Image capture and analysis is now widely used throughout the research group in a variety of applications. In its most straightforward form, we use miniature cameras onboard the centrifuge to provide a qualitative commentary on modelling events. More sophisticated applications involve heavy processing and analysis to track pre-failure strains, pollutant concentrations, particle breakage and fabric anisotropy. The flexibility of modern CCD cameras combined with the non-contact nature of their measurement means they are often preferred over conventional types of transducer.
A displacement measurement system based on Particle Image Velocimetry (PIV) combined with close-range photogrammetry has been developed. This allows the non-contact measurement of deformation at many thousands of points within the field of view during modelling events and element tests. The precision of the system exceeds that available using conventional photography combined with target markers, and is comparable to local strain transducers.
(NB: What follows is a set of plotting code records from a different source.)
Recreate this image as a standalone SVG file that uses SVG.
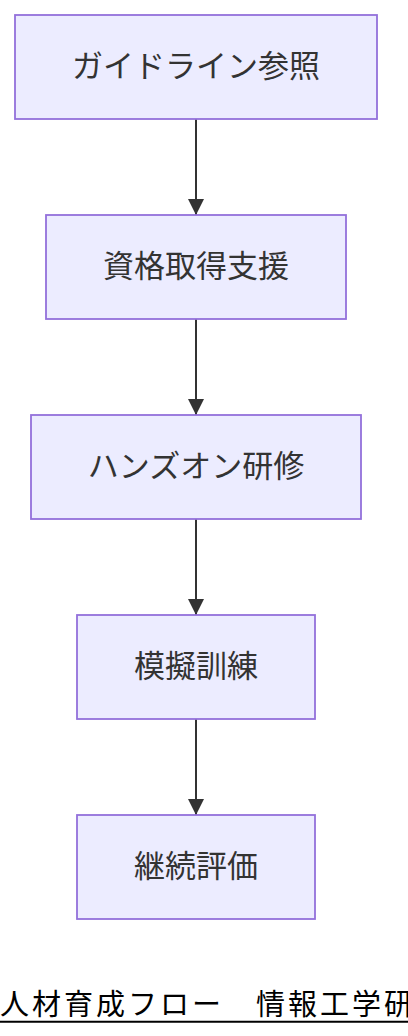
<svg xmlns="http://www.w3.org/2000/svg" width="408" height="1036" viewBox="0 0 408 1036">
<style>
.node rect{fill:#ECECFF;stroke:#9370DB;stroke-width:1.8}
.node text{font-family:"Noto Sans CJK JP","Noto Sans",sans-serif;font-size:31px;fill:#333;text-anchor:middle}
.edge{stroke:#333;stroke-width:2;fill:none}
.title{font-family:"Noto Sans CJK JP","Noto Sans",sans-serif;font-size:29px;letter-spacing:3px;fill:#000}
</style>
<defs>
<marker id="arrow" markerUnits="userSpaceOnUse" markerWidth="16" markerHeight="16" refX="16" refY="8" orient="auto" viewBox="0 0 16 16">
<path d="M0,0 L16,8 L0,16 z" fill="#333"/>
</marker>
</defs>
<rect width="408" height="1036" fill="#fff"/>
<g id="edges">
<line class="edge" x1="196" y1="119" x2="196" y2="215" marker-end="url(#arrow)"/>
<line class="edge" x1="196" y1="319" x2="196" y2="415" marker-end="url(#arrow)"/>
<line class="edge" x1="196" y1="519" x2="196" y2="615" marker-end="url(#arrow)"/>
<line class="edge" x1="196" y1="719" x2="196" y2="815" marker-end="url(#arrow)"/>
</g>
<g id="n1" class="node"><rect x="15" y="15" width="362" height="104"/><text x="196" y="77">ガイドライン参照</text></g>
<g id="n2" class="node"><rect x="46" y="215" width="300" height="104"/><text x="196" y="277">資格取得支援</text></g>
<g id="n3" class="node"><rect x="31" y="415" width="330" height="104"/><text x="196" y="477">ハンズオン研修</text></g>
<g id="n4" class="node"><rect x="77" y="615" width="238" height="104"/><text x="196" y="677">模擬訓練</text></g>
<g id="n5" class="node"><rect x="77" y="815" width="238" height="104"/><text x="196" y="877">継続評価</text></g>
<g id="title">
<text class="title" x="0" y="1015">人材育成フロー　情報工学研</text>
<line x1="0" y1="1021.7" x2="408" y2="1021.7" stroke="#000" stroke-width="2"/>
</g>
</svg>
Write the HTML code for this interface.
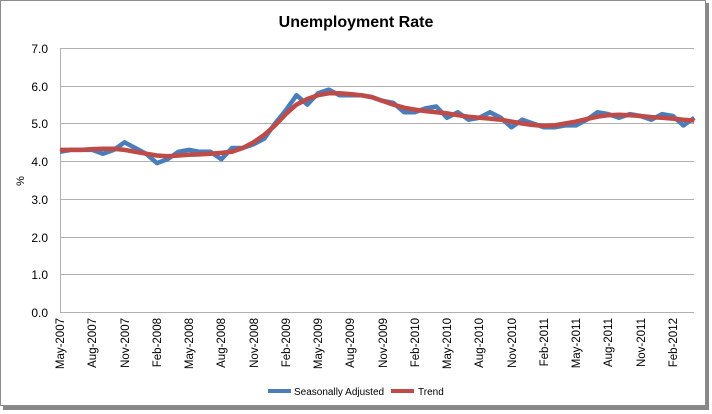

Close-up digital photography of soil grains within a glass-sided oedometer allows fabric changes and particle breakage to be observed during loading. Post-test resin impregnation is also carried out to allow observation of particle orientation and breakage within tested samples using both scanning electron microscopy and optical microscopy. Sophisticated image analysis software provides automatic recognition of grain outlines and allows subsequent shape analysis.
Other image analysis software is used to study images of pollutant flow. The use of light filters and channel separation permits the identification of multiple phases, and their concentrations. Megapixel images can be divided into a large number of measurement stations, offering a more efficient method of data gathering than conventional discrete transducers.